>> start

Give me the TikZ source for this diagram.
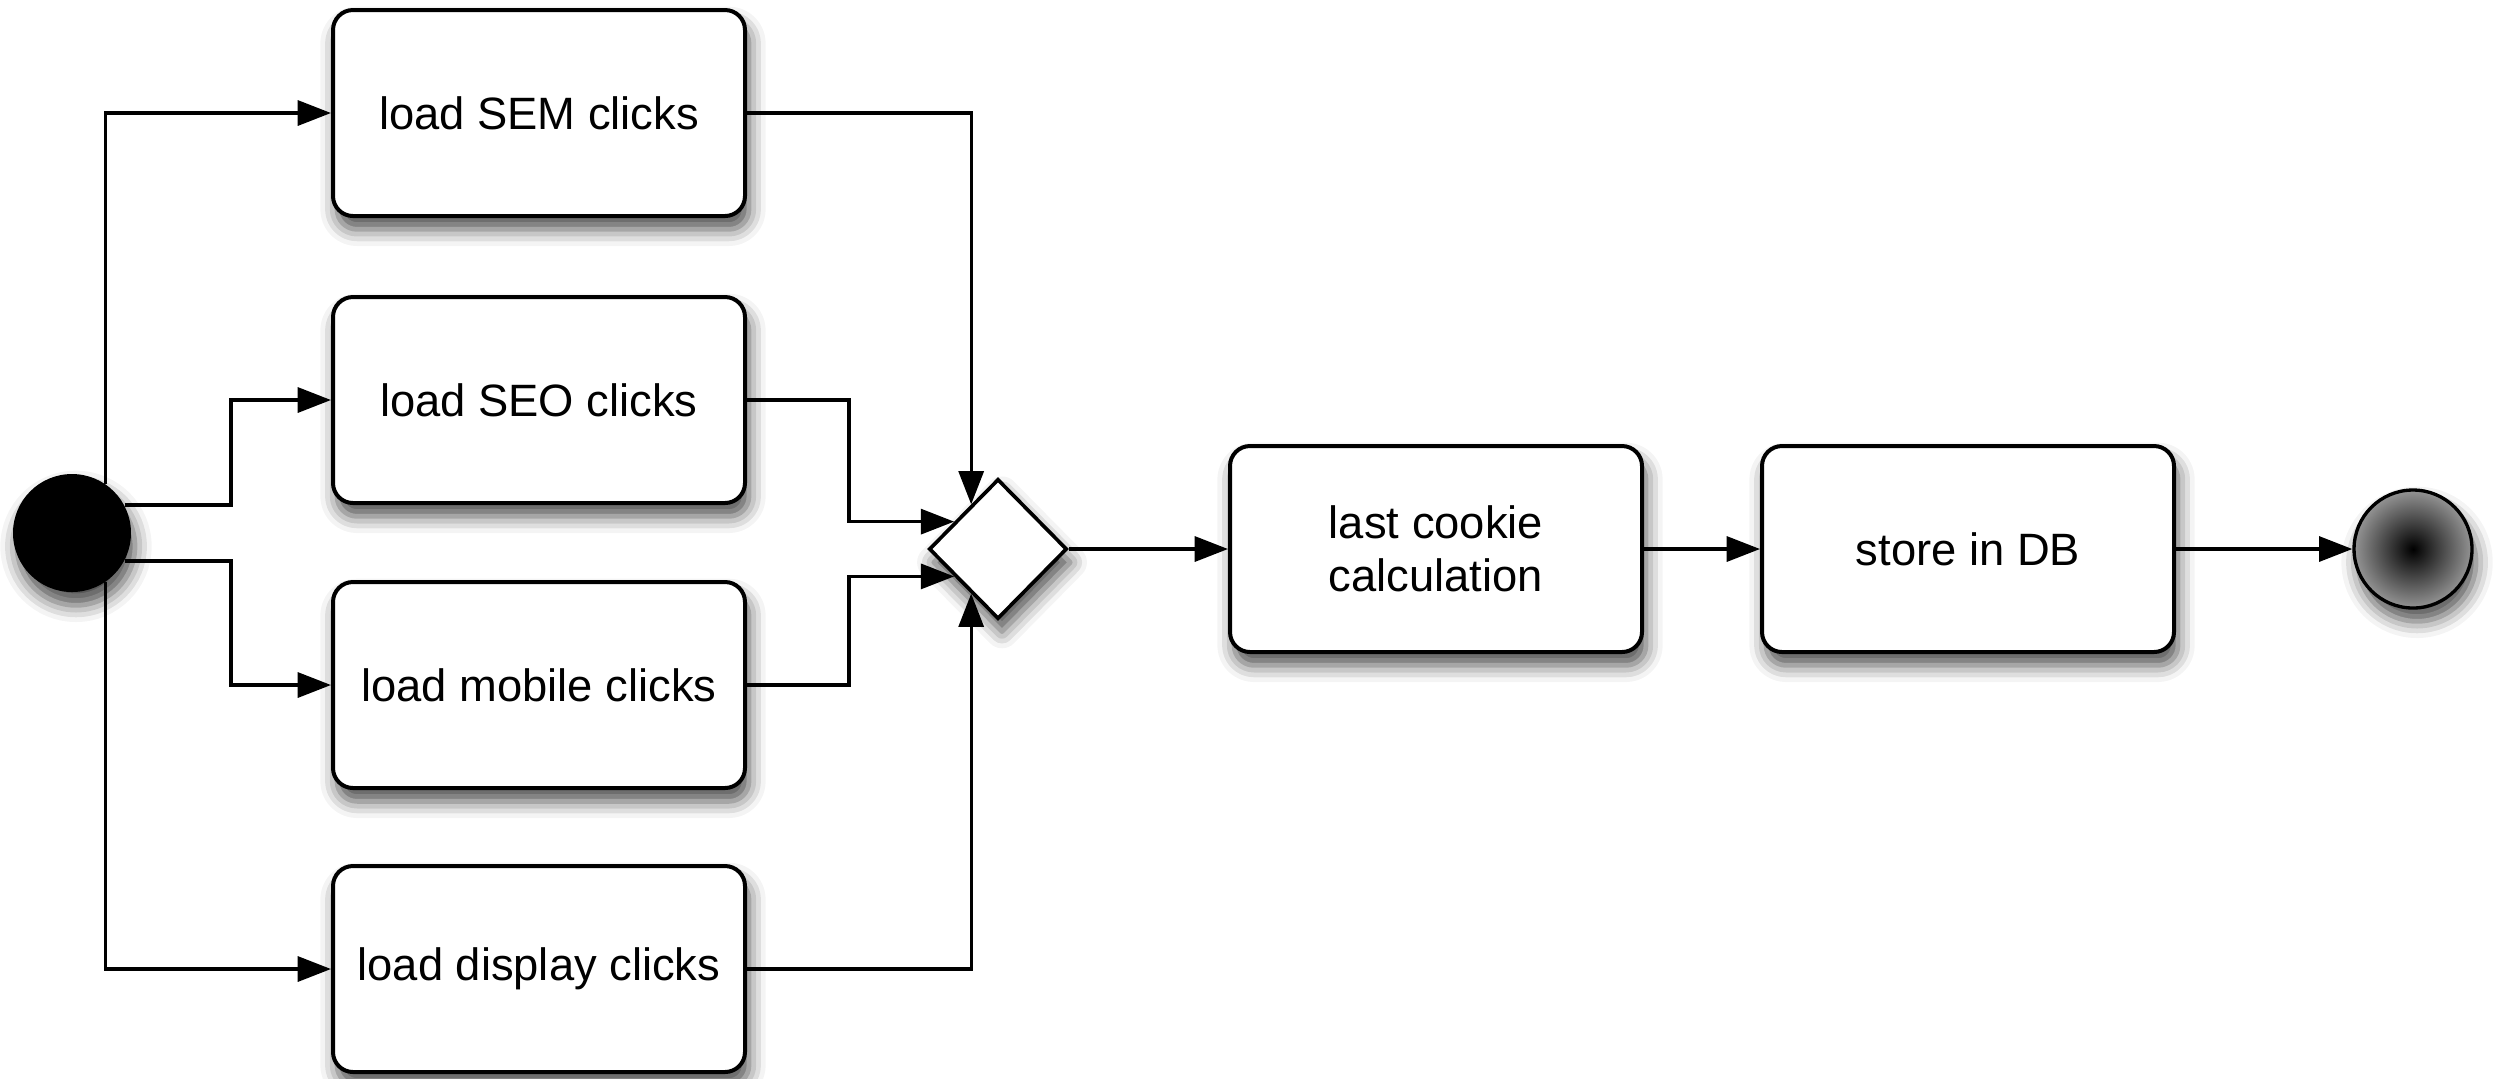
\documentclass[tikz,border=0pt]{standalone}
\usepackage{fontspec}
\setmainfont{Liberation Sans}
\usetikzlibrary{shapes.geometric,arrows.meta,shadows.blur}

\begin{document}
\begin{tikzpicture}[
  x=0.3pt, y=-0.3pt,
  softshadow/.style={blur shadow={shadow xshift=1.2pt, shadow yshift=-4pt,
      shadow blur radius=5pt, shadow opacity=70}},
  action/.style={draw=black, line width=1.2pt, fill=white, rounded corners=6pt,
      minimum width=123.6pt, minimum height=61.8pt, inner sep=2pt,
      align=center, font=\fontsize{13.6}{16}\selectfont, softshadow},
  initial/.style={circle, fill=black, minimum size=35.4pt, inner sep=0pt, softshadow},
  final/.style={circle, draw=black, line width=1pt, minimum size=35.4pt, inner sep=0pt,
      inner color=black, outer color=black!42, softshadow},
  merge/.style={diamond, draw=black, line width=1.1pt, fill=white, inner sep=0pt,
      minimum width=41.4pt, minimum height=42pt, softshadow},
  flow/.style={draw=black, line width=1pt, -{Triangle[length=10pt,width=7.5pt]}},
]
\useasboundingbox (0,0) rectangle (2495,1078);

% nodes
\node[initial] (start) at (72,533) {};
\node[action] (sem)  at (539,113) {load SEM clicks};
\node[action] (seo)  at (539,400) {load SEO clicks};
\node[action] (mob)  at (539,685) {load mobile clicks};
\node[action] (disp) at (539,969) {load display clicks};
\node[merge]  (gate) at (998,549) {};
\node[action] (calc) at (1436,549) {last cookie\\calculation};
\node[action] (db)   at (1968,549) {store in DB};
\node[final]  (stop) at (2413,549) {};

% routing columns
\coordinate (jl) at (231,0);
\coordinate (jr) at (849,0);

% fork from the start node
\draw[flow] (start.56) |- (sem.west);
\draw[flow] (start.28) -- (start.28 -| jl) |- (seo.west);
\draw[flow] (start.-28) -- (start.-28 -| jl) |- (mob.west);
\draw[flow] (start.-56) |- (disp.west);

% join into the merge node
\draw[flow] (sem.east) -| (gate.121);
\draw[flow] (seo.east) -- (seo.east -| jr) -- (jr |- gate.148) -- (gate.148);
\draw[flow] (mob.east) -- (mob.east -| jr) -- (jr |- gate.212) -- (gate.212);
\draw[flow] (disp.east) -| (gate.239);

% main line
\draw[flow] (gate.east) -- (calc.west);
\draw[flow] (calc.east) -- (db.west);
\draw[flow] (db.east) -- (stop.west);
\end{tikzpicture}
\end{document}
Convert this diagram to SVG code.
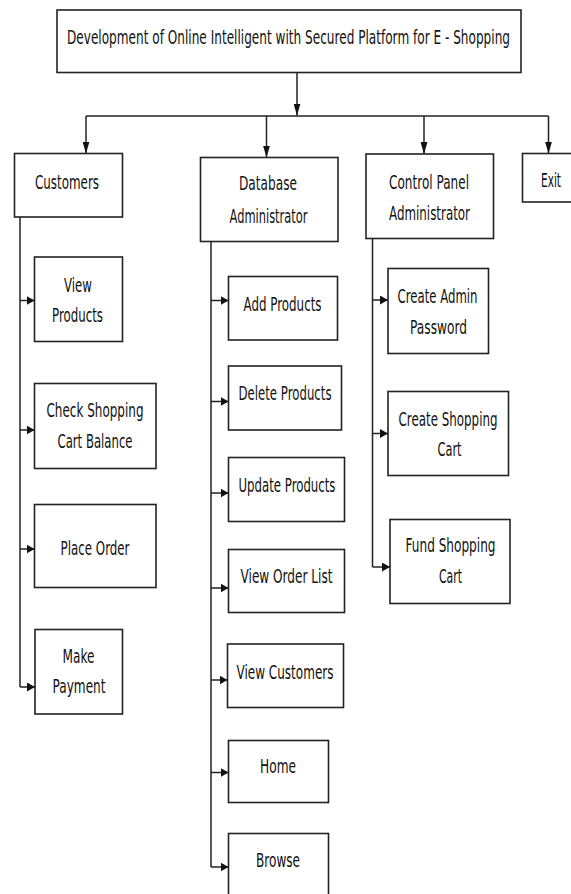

>> end

Repeat the data exactly, dropping every picture it holds.

* SOLUTION TO THIS TASK *
Give me the TikZ source for this diagram.
\documentclass[tikz,border=0pt]{standalone}
\usepackage{fontspec}
\setmainfont{Liberation Sans}
\usetikzlibrary{shapes.geometric,arrows.meta,shadows.blur}

\begin{document}
\begin{tikzpicture}[
  x=0.3pt, y=-0.3pt,
  softshadow/.style={blur shadow={shadow xshift=1.2pt, shadow yshift=-4pt,
      shadow blur radius=5pt, shadow opacity=70}},
  action/.style={draw=black, line width=1.2pt, fill=white, rounded corners=6pt,
      minimum width=123.6pt, minimum height=61.8pt, inner sep=2pt,
      align=center, font=\fontsize{13.6}{16}\selectfont, softshadow},
  initial/.style={circle, fill=black, minimum size=35.4pt, inner sep=0pt, softshadow},
  final/.style={circle, draw=black, line width=1pt, minimum size=35.4pt, inner sep=0pt,
      inner color=black, outer color=black!42, softshadow},
  merge/.style={diamond, draw=black, line width=1.1pt, fill=white, inner sep=0pt,
      minimum width=41.4pt, minimum height=42pt, softshadow},
  flow/.style={draw=black, line width=1pt, -{Triangle[length=10pt,width=7.5pt]}},
]
\useasboundingbox (0,0) rectangle (2495,1078);

% nodes
\node[initial] (start) at (72,533) {};
\node[action] (sem)  at (539,113) {load SEM clicks};
\node[action] (seo)  at (539,400) {load SEO clicks};
\node[action] (mob)  at (539,685) {load mobile clicks};
\node[action] (disp) at (539,969) {load display clicks};
\node[merge]  (gate) at (998,549) {};
\node[action] (calc) at (1436,549) {last cookie\\calculation};
\node[action] (db)   at (1968,549) {store in DB};
\node[final]  (stop) at (2413,549) {};

% routing columns
\coordinate (jl) at (231,0);
\coordinate (jr) at (849,0);

% fork from the start node
\draw[flow] (start.56) |- (sem.west);
\draw[flow] (start.28) -- (start.28 -| jl) |- (seo.west);
\draw[flow] (start.-28) -- (start.-28 -| jl) |- (mob.west);
\draw[flow] (start.-56) |- (disp.west);

% join into the merge node
\draw[flow] (sem.east) -| (gate.121);
\draw[flow] (seo.east) -- (seo.east -| jr) -- (jr |- gate.148) -- (gate.148);
\draw[flow] (mob.east) -- (mob.east -| jr) -- (jr |- gate.212) -- (gate.212);
\draw[flow] (disp.east) -| (gate.239);

% main line
\draw[flow] (gate.east) -- (calc.west);
\draw[flow] (calc.east) -- (db.west);
\draw[flow] (db.east) -- (stop.west);
\end{tikzpicture}
\end{document}
Convert this diagram to SVG code.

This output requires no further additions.